Former and planned settlement in Israel

Ahuzat Naftali (אֲחֻזַּת נַפְתָּלִי, lit. Estate Naftali) is a site in the Galilee region not far from Tiberias, near kibbutz Lavi and south of Karnei Hittin. Ahuzat Naftali was established as a moshav under the jurisdiction of the Lower Galilee Regional Council in 1949.

==History==
Ahuzat Naftali was named after the biblical tribe of Naftali, which had been allotted this region according to the Book of Joshua (19:33). The settlement was founded by Poalei Agudat Yisrael on the land Yosef Levy Hagiz purchased in the 1920s. While it was planned for 200 estates, only several families lived there. Initially it was named "Eretz Naftali" ("land of Naftali"), according to the biblical reference, but renamed several years later because Ben Gurion, who visited the area didn't like the hint that there is "a state within the state" (Eretz Naftali within Eretz Israel).
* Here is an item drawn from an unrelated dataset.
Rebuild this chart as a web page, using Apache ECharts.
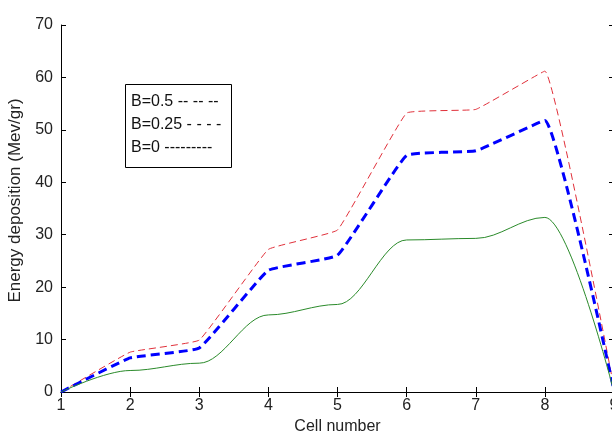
<!DOCTYPE html>
<html><head><meta charset="utf-8">
<script src="https://cdn.jsdelivr.net/npm/echarts@6/dist/echarts.min.js"></script>
<style>html,body{margin:0;padding:0;background:#fff}#c{width:612px;height:435px}</style>
</head><body><div id="c"></div>
<script>
const cells = [1, 2, 3, 4, 5, 6, 7, 8, 9];
const b05 = [0, 7.6, 9.9, 27.2, 30.9, 53.2, 53.9, 61.2, 0.8];
const b025 = [0, 6.5, 8.4, 23.2, 26.1, 45.1, 46.0, 51.8, 0.3];
const b0 = [0, 4.1, 5.5, 14.7, 16.7, 29.0, 29.3, 33.3, 0];
const yTicks = [0, 10, 20, 30, 40, 50, 60, 70];
const legendLines = ['B=0.5 -- -- --', 'B=0.25 - - - -', 'B=0 ---------'];

const pair = (ys) => cells.map((x, i) => [x, ys[i]]);
const font = 'Liberation Sans, Arial, sans-serif';
const axisCommon = {
  axisLine: { show: true, lineStyle: { color: '#000', width: 1 } },
  axisTick: { show: true, inside: true, length: 5, lineStyle: { color: '#000' } },
  splitLine: { show: false },
  axisLabel: { color: '#222', fontSize: 16, fontFamily: font }
};
const chart = echarts.init(document.getElementById('c'));
chart.setOption({
  animation: false,
  grid: { left: 61, top: 25, width: 553, height: 367, outerBoundsMode: 'none', containLabel: false },
  xAxis: [
    Object.assign({}, axisCommon, {
      type: 'value', min: 1, max: 9, interval: 1,
      name: 'Cell number', nameLocation: 'middle', nameGap: 27,
      nameTextStyle: { color: '#222', fontSize: 16, fontFamily: font },
      axisLabel: Object.assign({}, axisCommon.axisLabel, { margin: 6 })
    }),
    Object.assign({}, axisCommon, {
      type: 'value', min: 1, max: 9, interval: 1, position: 'top',
      axisLabel: { show: false }
    })
  ],
  yAxis: [
    Object.assign({}, axisCommon, {
      type: 'value', min: yTicks[0], max: yTicks[yTicks.length - 1], interval: 10,
      name: 'Energy deposition (Mev/gr)', nameLocation: 'middle', nameGap: 35,
      nameTextStyle: { color: '#222', fontSize: 17, fontFamily: font, padding: [0, 0, 0, 16] },
      axisLabel: Object.assign({}, axisCommon.axisLabel, { margin: 8 })
    }),
    Object.assign({}, axisCommon, {
      type: 'value', min: 0, max: 70, interval: 10, position: 'right',
      axisLabel: { show: false }
    })
  ],
  series: [
    { name: 'B=0.5', type: 'line', data: pair(b05), showSymbol: false, smooth: 0.08,
      lineStyle: { color: '#e0303a', width: 1, type: [7, 4] } },
    { name: 'B=0.25', type: 'line', data: pair(b025), showSymbol: false, smooth: 0.1,
      lineStyle: { color: '#0000ff', width: 3, type: [9, 5] } },
    { name: 'B=0', type: 'line', data: pair(b0), showSymbol: false, smooth: 0.35, smoothMonotone: 'x',
      lineStyle: { color: '#2a8a2a', width: 1 } }
  ],
  graphic: [
    { type: 'rect', left: 125, top: 84, shape: { width: 106, height: 83 },
      style: { fill: '#fff', stroke: '#000', lineWidth: 1 } },
    ...legendLines.map((t, i) => ({
      type: 'text', left: 131, top: 94 + i * 23,
      style: { text: t, fill: '#111', font: '16px ' + font }
    }))
  ]
});
</script></body></html>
Already small, it became gradually abandoned and in 1957 only one family lived there. In late 1950s the moshav was abandoned completely and became the campus of an educational institute for immigrant children. The school closed at the end of the 1970s.

In 1980s the buildings were demolished by IDF to prevent squatting by Bedouins.

==Planned Druze town==
In 2012, it was announced that a new Druze town would be built in the area of the settlement. In 2016, the plan was approved by the government of Israel. The planned community seeks to relieve the housing crisis among the Druze in Israel.

In the first stage, it will consist of 400 housing units, eventually catering to a population of 10,000. Ahuzat Naftali will be the first Druze town built by Israel.

In early 2000s there was a different plan to build a town on the site, but it was cancelled "because it was essentially another neighborhood of Tiberias".